> _WRITTEN REQUEST_
The line containing "(spec.east) -- (tes.west);" marks the end: extract everything from the first line of the data through that line, exactly, with no pictures.

> _GIVEN INFORMATION_
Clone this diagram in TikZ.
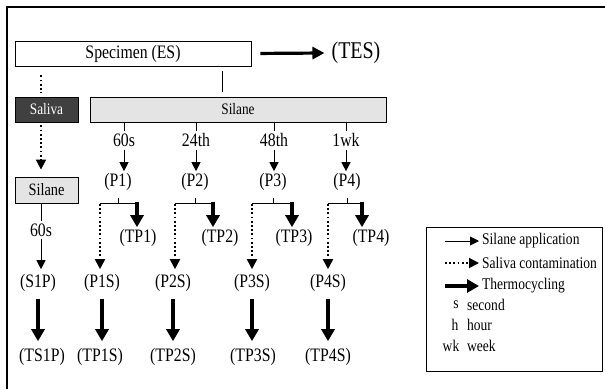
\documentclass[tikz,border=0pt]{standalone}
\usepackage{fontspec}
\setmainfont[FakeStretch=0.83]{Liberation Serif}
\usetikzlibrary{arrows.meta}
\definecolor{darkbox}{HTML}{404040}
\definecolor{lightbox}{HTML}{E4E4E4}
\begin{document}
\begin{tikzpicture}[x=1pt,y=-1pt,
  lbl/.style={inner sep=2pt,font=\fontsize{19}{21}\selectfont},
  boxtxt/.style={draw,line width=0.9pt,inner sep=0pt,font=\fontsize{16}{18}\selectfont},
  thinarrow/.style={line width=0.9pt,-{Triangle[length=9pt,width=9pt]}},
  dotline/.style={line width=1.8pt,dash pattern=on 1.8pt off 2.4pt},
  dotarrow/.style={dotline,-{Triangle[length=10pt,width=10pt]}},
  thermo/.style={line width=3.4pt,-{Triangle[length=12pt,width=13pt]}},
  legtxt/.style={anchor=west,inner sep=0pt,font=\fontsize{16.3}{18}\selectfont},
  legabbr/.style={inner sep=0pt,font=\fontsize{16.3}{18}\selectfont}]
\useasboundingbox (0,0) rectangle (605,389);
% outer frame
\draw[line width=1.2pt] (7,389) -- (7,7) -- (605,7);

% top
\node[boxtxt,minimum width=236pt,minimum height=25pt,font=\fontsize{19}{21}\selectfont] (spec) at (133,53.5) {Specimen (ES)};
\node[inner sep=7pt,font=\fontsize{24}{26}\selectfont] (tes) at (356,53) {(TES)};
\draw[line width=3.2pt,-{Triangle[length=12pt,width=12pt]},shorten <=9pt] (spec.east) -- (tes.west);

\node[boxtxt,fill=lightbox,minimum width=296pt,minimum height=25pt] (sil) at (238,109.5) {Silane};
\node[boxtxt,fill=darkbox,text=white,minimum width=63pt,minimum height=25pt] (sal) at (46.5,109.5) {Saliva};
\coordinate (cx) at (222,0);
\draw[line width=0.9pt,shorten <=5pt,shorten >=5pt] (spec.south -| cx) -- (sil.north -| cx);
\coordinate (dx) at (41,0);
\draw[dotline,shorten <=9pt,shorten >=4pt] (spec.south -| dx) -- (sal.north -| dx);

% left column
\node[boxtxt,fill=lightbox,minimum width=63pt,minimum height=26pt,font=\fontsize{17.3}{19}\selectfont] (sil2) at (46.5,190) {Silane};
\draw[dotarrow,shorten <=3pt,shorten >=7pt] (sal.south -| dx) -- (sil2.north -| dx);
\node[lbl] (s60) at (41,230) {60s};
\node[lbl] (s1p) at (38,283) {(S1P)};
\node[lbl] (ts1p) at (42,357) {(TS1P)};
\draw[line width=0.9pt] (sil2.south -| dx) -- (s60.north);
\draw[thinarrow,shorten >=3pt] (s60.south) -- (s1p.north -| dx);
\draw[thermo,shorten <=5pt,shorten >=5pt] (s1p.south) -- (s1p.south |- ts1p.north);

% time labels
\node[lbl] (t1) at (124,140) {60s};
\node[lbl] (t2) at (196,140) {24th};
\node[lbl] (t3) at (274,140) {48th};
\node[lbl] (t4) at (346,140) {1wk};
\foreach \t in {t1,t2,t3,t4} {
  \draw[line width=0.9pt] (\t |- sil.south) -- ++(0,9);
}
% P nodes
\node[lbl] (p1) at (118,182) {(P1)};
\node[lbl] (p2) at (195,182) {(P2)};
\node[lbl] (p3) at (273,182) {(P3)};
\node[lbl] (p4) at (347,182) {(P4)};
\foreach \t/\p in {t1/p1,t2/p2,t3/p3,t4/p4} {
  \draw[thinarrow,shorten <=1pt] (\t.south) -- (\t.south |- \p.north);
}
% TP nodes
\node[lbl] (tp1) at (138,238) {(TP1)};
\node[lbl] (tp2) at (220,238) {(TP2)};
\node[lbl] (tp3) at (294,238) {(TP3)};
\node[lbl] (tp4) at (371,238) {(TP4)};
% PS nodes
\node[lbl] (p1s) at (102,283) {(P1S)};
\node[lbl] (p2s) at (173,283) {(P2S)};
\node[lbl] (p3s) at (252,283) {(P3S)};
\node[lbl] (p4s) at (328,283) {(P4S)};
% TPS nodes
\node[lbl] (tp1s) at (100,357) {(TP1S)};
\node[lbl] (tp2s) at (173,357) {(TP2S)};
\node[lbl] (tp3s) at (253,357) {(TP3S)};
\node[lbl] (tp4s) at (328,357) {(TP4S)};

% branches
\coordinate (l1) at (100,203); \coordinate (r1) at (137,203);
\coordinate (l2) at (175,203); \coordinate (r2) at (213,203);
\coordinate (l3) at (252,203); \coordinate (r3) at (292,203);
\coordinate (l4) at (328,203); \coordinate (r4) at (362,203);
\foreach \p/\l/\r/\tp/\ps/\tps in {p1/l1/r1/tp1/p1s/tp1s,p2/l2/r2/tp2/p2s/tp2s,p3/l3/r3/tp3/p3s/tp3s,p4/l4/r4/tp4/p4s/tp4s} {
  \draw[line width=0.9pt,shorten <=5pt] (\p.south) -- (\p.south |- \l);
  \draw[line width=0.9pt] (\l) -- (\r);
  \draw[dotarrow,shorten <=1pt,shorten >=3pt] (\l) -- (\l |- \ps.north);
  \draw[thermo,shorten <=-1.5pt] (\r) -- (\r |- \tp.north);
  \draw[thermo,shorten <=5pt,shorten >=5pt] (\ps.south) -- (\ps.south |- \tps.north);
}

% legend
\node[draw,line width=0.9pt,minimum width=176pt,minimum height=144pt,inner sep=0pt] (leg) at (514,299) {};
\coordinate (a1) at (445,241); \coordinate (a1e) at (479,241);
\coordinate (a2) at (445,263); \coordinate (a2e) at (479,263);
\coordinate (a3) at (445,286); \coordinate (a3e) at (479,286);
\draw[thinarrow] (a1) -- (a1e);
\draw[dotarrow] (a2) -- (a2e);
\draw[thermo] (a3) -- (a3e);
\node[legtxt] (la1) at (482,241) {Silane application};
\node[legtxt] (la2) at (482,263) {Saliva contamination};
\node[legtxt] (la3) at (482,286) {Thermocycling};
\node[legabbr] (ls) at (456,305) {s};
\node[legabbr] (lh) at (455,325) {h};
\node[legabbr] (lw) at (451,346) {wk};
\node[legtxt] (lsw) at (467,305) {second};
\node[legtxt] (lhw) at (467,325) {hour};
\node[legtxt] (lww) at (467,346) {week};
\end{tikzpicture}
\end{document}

> _ANSWER IN FULL_
Clone this diagram in TikZ.
\documentclass[tikz,border=0pt]{standalone}
\usepackage{fontspec}
\setmainfont[FakeStretch=0.83]{Liberation Serif}
\usetikzlibrary{arrows.meta}
\definecolor{darkbox}{HTML}{404040}
\definecolor{lightbox}{HTML}{E4E4E4}
\begin{document}
\begin{tikzpicture}[x=1pt,y=-1pt,
  lbl/.style={inner sep=2pt,font=\fontsize{19}{21}\selectfont},
  boxtxt/.style={draw,line width=0.9pt,inner sep=0pt,font=\fontsize{16}{18}\selectfont},
  thinarrow/.style={line width=0.9pt,-{Triangle[length=9pt,width=9pt]}},
  dotline/.style={line width=1.8pt,dash pattern=on 1.8pt off 2.4pt},
  dotarrow/.style={dotline,-{Triangle[length=10pt,width=10pt]}},
  thermo/.style={line width=3.4pt,-{Triangle[length=12pt,width=13pt]}},
  legtxt/.style={anchor=west,inner sep=0pt,font=\fontsize{16.3}{18}\selectfont},
  legabbr/.style={inner sep=0pt,font=\fontsize{16.3}{18}\selectfont}]
\useasboundingbox (0,0) rectangle (605,389);
% outer frame
\draw[line width=1.2pt] (7,389) -- (7,7) -- (605,7);

% top
\node[boxtxt,minimum width=236pt,minimum height=25pt,font=\fontsize{19}{21}\selectfont] (spec) at (133,53.5) {Specimen (ES)};
\node[inner sep=7pt,font=\fontsize{24}{26}\selectfont] (tes) at (356,53) {(TES)};
\draw[line width=3.2pt,-{Triangle[length=12pt,width=12pt]},shorten <=9pt] (spec.east) -- (tes.west);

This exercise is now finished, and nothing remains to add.